Wakil Perdana Menteri Cina Liu He dijadwalkan menandatangani perjanjian perdagangan Fase 1 di White House pada 15 Januari. Rencana ini disampaikan Kementerian Perdagangan Cina pada Kamis (9/1).
Sebagai bagian dari kesepakatan tersebut, AS akan membagi dua tarif 15 persen yang diberlakukan pada bulan September 2019 atas barang-barang Cina senilai 120 miliar dolar AS. Tapi, tarif 25 persen pada 250 miliar dolar AS pada barang-barang Cina yang diterapkan sebelumnya akan tetap berlaku.
Per November 2019, ekspor barang AS yang dikenai tarif pembalasan di Cina 26 persen lebih rendah dalam 12 bulan dibandingkan tahun 2017. Sementara, ekspor barang yang tidak menghadapi tarif tersebut justru naik 10 persen dibandingkan 2017.

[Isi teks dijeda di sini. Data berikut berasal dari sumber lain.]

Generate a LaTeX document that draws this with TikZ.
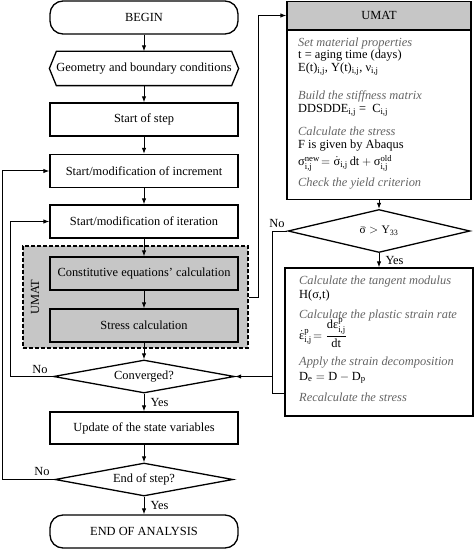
\documentclass[tikz,border=0pt]{standalone}
\usepackage{amsmath}
\usepackage{fontspec}
\setmainfont{Liberation Serif}
\usetikzlibrary{arrows.meta,shapes.geometric}
\definecolor{boxgray}{RGB}{198,198,198}
\definecolor{txtgray}{RGB}{100,100,100}
\tikzset{
  every node/.style={font=\fontsize{12.4bp}{14bp}\selectfont},
  box/.style={draw, line width=1.3bp, minimum width=188bp, minimum height=33bp, inner sep=0pt},
  rbox/.style={box, rounded corners=13bp},
  dia/.style={draw, diamond, line width=1.3bp, inner sep=0pt, aspect=5.4},
  conn/.style={line width=1bp},
  arr/.style={conn, -{Latex[length=6bp,width=4.5bp]}},
  lbl/.style={inner sep=0pt, anchor=west, xshift=6bp},
  ln/.style={anchor=base west, inner sep=0pt},
  itl/.style={ln, text=txtgray, font=\fontsize{12.4bp}{14bp}\selectfont\itshape},
}
\begin{document}
\begin{tikzpicture}[x=1bp,y=-1bp]
\useasboundingbox (0,0) rectangle (474,549);

% left column
\node[rbox] (begin) at (144,17.5) {BEGIN};
\node[box, draw=none] (geom) at (144,68.5) {Geometry and boundary conditions};
\draw[line width=1.3bp] (geom.west) -- ([xshift=7bp]geom.north west) -- ([xshift=-7bp]geom.north east) -- (geom.east) -- ([xshift=-7bp]geom.south east) -- ([xshift=7bp]geom.south west) -- cycle;
\node[box] (step) at (144,119.5) {Start of step};
\node[box] (inc) at (144,171) {Start/modification of increment};
\node[box] (iter) at (144,221.5) {Start/modification of iteration};
\node[draw, dashed, dash pattern=on 4bp off 2bp, line width=1.3bp, fill=boxgray, minimum width=225bp, minimum height=102bp, inner sep=0pt] (grp) at (135.5,297) {};
\node[box, fill=boxgray] (const) at (144,273.5) {Constitutive equations' calculation};
\node[box, fill=boxgray] (stress) at (144,325.5) {Stress calculation};
\node[rotate=90] (glbl) at (35,297) {UMAT};
\node[dia, minimum width=181bp, minimum height=33bp] (conv) at (144,376.5) {Converged?};
\node[box, minimum height=32bp] (upd) at (144,428) {Update of the state variables};
\node[dia, minimum width=178bp, minimum height=33bp] (eos) at (144,479.5) {End of step?};
\node[rbox] (end) at (144,531.5) {END OF ANALYSIS};

% right column
\node[box, minimum width=184bp, minimum height=28bp, fill=boxgray] (uhead) at (379,15.5) {UMAT};
\node[box, minimum width=184bp, minimum height=169bp, anchor=north] (ubody) at (uhead.south) {};
\node[dia, aspect=4.2, minimum width=182bp, minimum height=43bp] (sig) at (379,231) {\fontsize{11.5bp}{13bp}\selectfont $\bar{\text{σ}} > \text{Y}_{\text{33}}$};
\node[box, minimum width=188bp, minimum height=148bp] (low) at (379,342) {};

% UMAT text
\node[itl] (u1) at (298,47) {Set material properties};
\node[ln] (u2) at (298,59) {t = aging time (days)};
\node[ln] (u3) at (298,72) {E(t)$_{\text{i,j}}$, Y(t)$_{\text{i,j}}$, ν$_{\text{i,j}}$};
\node[itl] (u4) at (298,100) {Build the stiffness matrix};
\node[ln] (u5) at (298,113) {DDSDDE$_{\text{i,j}}$ = \ C$_{\text{i,j}}$};
\node[itl] (u6) at (298,136) {Calculate the stress};
\node[ln] (u7) at (298,149) {F is given by Abaqus};
\node[ln] (u8) at (298,166) {$\text{σ}^{\text{new}}_{\text{i,j}}\!=\dot{\text{σ}}_{\text{i,j}}\,\text{dt}+\text{σ}^{\text{old}}_{\text{i,j}}$};
\node[itl] (u9) at (298,187) {Check the yield criterion};

% lower box text
\node[itl] (l1) at (299,284) {Calculate the tangent modulus};
\node[ln] (l2) at (299,298) {H(σ,t)};
\node[itl] (l3) at (299,318) {Calculate the plastic strain rate};
\node[ln] (l4) at (299,339) {$\dot{\text{ε}}^{\text{p}}_{\text{i,j}}\!=\dfrac{\text{dε}^{\text{p}}_{\text{i,j}}}{\text{dt}}$};
\node[itl] (l5) at (299,365) {Apply the strain decomposition};
\node[ln] (l6) at (299,380) {$\text{D}_{\text{e}}=\text{D}-\text{D}_{\text{p}}$};
\node[itl] (l7) at (299,401) {Recalculate the stress};

% connectors
\draw[arr] (begin) -- (geom);
\draw[arr] (geom) -- (step);
\draw[arr] (step) -- (inc);
\draw[arr] (inc) -- (iter);
\draw[arr] (iter) -- (const);
\draw[arr] (const) -- (stress);
\draw[arr] (stress) -- (conv);
\draw[arr] (conv) -- node[lbl]{Yes} (upd);
\draw[arr] (upd) -- (eos);
\draw[arr] (eos) -- node[lbl]{Yes} (end);
\draw[arr] (conv.west) -- ++(-42,0) |- (iter.west);
\node (no1) at (40,369) {No};
\draw[arr] (eos.west) -- ++(-52,0) |- (inc.west);
\node (no2) at (42,471) {No};
\draw[arr] (grp.east) -- ++(10,0) |- (uhead.west);
\draw[arr] (ubody) -- (sig);
\draw[arr] (sig) -- node[lbl]{Yes} (low);
\coordinate (nj) at (272,393);
\draw[conn] (sig.west) -| (nj) -- (nj -| low.west);
\draw[arr] (nj |- conv.east) -- (conv.east);
\node (no3) at (277,224) {No};
\end{tikzpicture}
\end{document}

"Total ekspor AS lebih tinggi dari 2017, tapi tarif pembalasan memperlambat pertumbuhannya pada 218 dan menurun pada 2019," ujar Anthony.
Trump diketahui memberlakukan tarif impor baja dan aluminium pada Februari 2018. Ekspor AS ke negara-negara yang membalas dengan tarif mereka sendiri adalah 15 persen di bawah level 2017 dalam 12 bulan yang berakhir pada November 2019.
Setelah Washington menurunkan tarif untuk Meksiko dan Kanada, kedua negara melakukan kebijakan sama. Tapi, ekspor produk AS nyatanya belum pulih kembali. "Kita berharap, perdagangan mulai tumbuh lagi, tapi ini belum terjadi dalam enam bulan terakhir," kata Anthony.
Kondisi tersebut menimbulkan pertanyaan tentang ekspor lain yang menurun. Anthony mengatakan, tidak ada jaminan penjualan tersebut akan pulih apabila tarif balasan sudah hilang nantinya.